Speaking of shit load: The pigs put up a shit load of points last week, and landed himself in the record books. This team is on a roll, and could come up with some of that playoff money. This team relies on his two young running backs. Even though he talks like J. Jones is the next great back of the NFL. The pigs will realize sometime during the playoffs that Jones is a Notre Dame reject, hell it could even be this week. I always wanted to use hell and ND in the same sentence. But, his real bread and butter is L. Tomlinson and the revived San Diego Chargers who are at home against the Bucs. The Pigs looks to be starting C. Pennington at QB against a very tough Pittsburgh defense that hasn’t lost in a long time. At wide receiver the Pigs usually get really good production from Chad (I wish I was TO) Johnson and R. Wayne. We are still not convinced that K. McCardell is worth all of that money, but he makes a very good 3rd wide out.
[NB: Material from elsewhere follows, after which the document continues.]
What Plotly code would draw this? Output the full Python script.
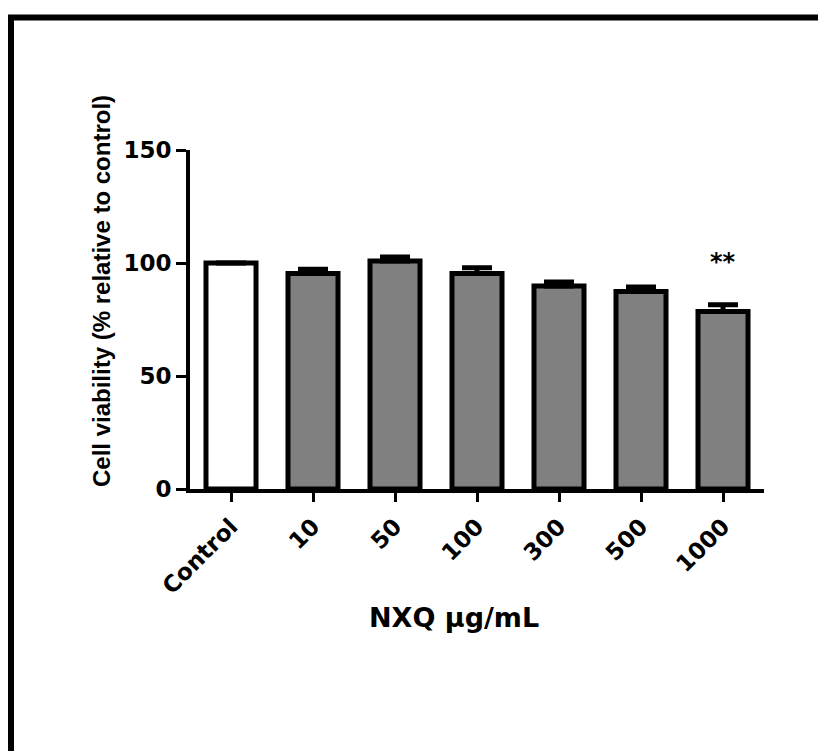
import plotly.graph_objects as go

categories = ["Control", "10", "50", "100", "300", "500", "1000"]
values = [100.0, 95.4, 100.9, 95.4, 89.8, 87.4, 78.5]
errors = [0.0, 1.8, 1.7, 2.5, 1.8, 2.0, 3.0]
bar_colors = ["#ffffff"] + ["#808080"] * 6
y_ticks = [0, 50, 100, 150]

W, H = 818, 751
L, R, T, B = 190, 54, 150, 262
pw, ph = W - L - R, H - T - B

def px2paper_x(px):
    return (px - L) / pw

def px2paper_y(py):
    return (H - B - py) / ph

fig = go.Figure()
fig.add_trace(go.Bar(
    x=categories, y=values, width=0.61,
    marker=dict(color=bar_colors, line=dict(color="black", width=5)),
    error_y=dict(type="data", symmetric=False, array=errors,
                 arrayminus=[0] * len(errors), color="black",
                 thickness=5, width=15),
    showlegend=False,
))

tick_font = dict(family="DejaVu Sans", size=23, color="black", weight="bold")

fig.update_layout(
    width=W, height=H,
    margin=dict(l=L, r=R, t=T, b=B, pad=0),
    paper_bgcolor="white", plot_bgcolor="white",
    xaxis=dict(type="category", range=[-0.5, 6.5], showline=True, linecolor="black", linewidth=4,
               ticks="outside", ticklen=9, tickwidth=3, tickcolor="black",
               tickangle=-45, tickfont=tick_font, showgrid=False, zeroline=False,
               ticklabelstandoff=2),
    yaxis=dict(range=[0, 150], tickvals=y_ticks, showline=True, linecolor="black",
               linewidth=4, ticks="outside", ticklen=10, tickwidth=3,
               tickcolor="black", tickfont=tick_font, showgrid=False,
               zeroline=False, ticklabelstandoff=0),
    bargap=0.39,
)

# significance marker above the last bar
fig.add_annotation(x=len(categories) - 1, y=values[-1] + errors[-1] + 19, text="**",
                   showarrow=False, xref="x", yref="y",
                   font=dict(family="DejaVu Sans", size=24, color="black", weight="bold"))

# axis titles
fig.add_annotation(x=px2paper_x(101), y=px2paper_y(291), xref="paper", yref="paper",
                   text="Cell viability (% relative to control)", textangle=-90,
                   showarrow=False, xanchor="center", yanchor="middle",
                   font=dict(family="Liberation Sans, Arial", size=24, color="black", weight="bold"))
fig.add_annotation(x=px2paper_x(454), y=px2paper_y(617), xref="paper", yref="paper",
                   text="NXQ \u03bcg/mL", showarrow=False, xanchor="center", yanchor="middle",
                   font=dict(family="DejaVu Sans", size=27, color="black", weight="bold"))

# outer frame (left and top edges)
x_left = px2paper_x(11)
y_top = px2paper_y(17.5)
fig.add_shape(type="path", xref="paper", yref="paper",
              path=f"M {x_left},{px2paper_y(760)} L {x_left},{y_top} L {px2paper_x(830)},{y_top}",
              line=dict(color="black", width=6), layer="above")

fig.write_html("out.html")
In a very surprising move, Team Turd has benched one of the highest scoring quarterbacks in the league in Farve’or of D. Bledsoe. Damn, I’m clever. Seriously, Drew Fuckin’ Bledsoe is starting for the 3rd seeded team in the playoffs. What is this world coming to? Running Mad, starting Ryan Leaf? Portman, starting Shaun King? Sweaters, starting K. Stewart? Pigs starting J. Feely? Helmets starting S. Buerlein. Robintucky starting K. Collins? Oh shit, wait…I need to backspace. Well, it could work, but it has to throw this team for a whack. Turd will continue to rely on the Denver combination in the backfield. The former Denver stud; C. Portis has been struggling lately and will try to improve against Philly. The current Denver stud, R. Droughns should be successful running the ball at home against Miami. Veterans I. Bruce, E. Moulds, and S. Moss hold down the outside as Turds starting receivers. The CASINO is a little curious to see if the newly J. Jurevicius gets the start this week. I hear Cliff H. now, “Thanks for the dollar!”